The next comers, the neuroscientists, were a bit less humble (as experimental hard scientists), as they developed the field of “neuroaesthetics.” The main conclusion was that the mind, which essentially sorts out a plethora of data, is satisfied by finding constants. These were the “essences” of neuroscience (not theology or philosophy), hardwired into the brain by evolution. The constants that satisfied the brain could be detected as early as infancy. In ways, this was a revival of Platonism (the idea of constants), but physically based.

Meanwhile, theories proliferated. Kant’s idea of “insight” was taken up by many art critics. It was a kind of mystical theory of beauty, but completely secularized. The connoisseur, by birth or training, was supposed to have a better insight than the commoner.
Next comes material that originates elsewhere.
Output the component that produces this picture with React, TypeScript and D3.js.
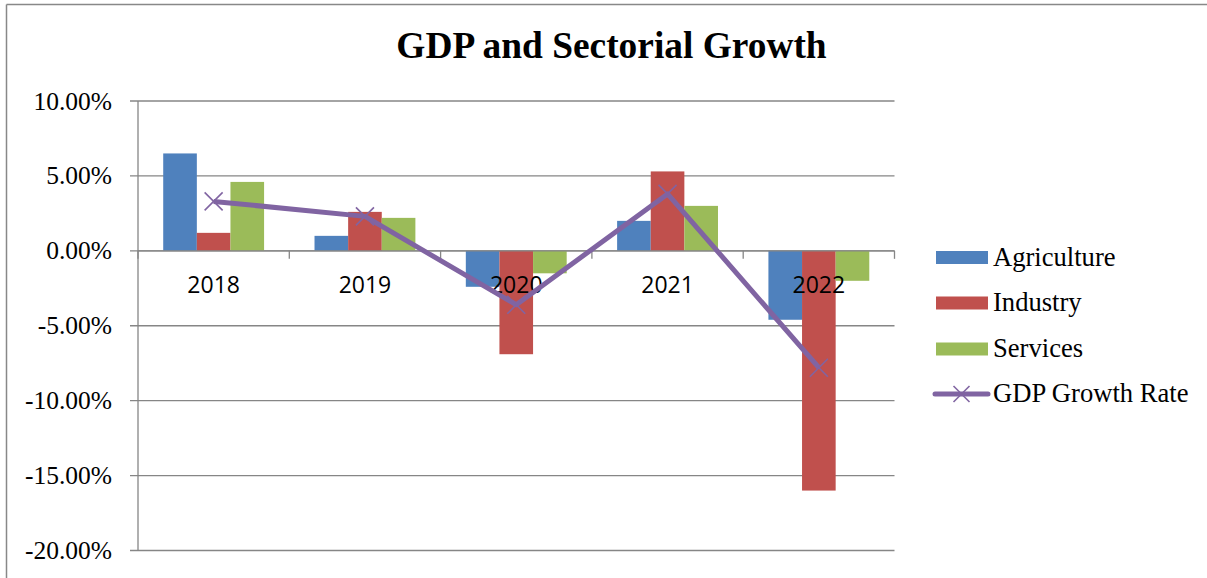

Furthermore, as expected, other theorists tied beauty to Darwinian survival, class politics, sex, and the imprint of cultural custom.

Perhaps this is why the field of aesthetics is so avoided these days. The number of conflicting theories offer no way forward, except in partisan choices. For my money, the best evidence points back to a kind of balance that, arguably, points back to Plato. Beauty is a search for something constant, often blurred by diversity. Individual opinion—that is “taste”—fluctuates, but statistically the preponderance of people can agree what is beautiful in art.

So we are left to choose. Is that constancy in God’s mind or in essences behind nature? Or is it hardwired into the human brain? Either way, there seems to be a universal consent on what is beautiful. This may be so, even if we live in an age that goes by the motto of economists: “There’s no accounting for taste.”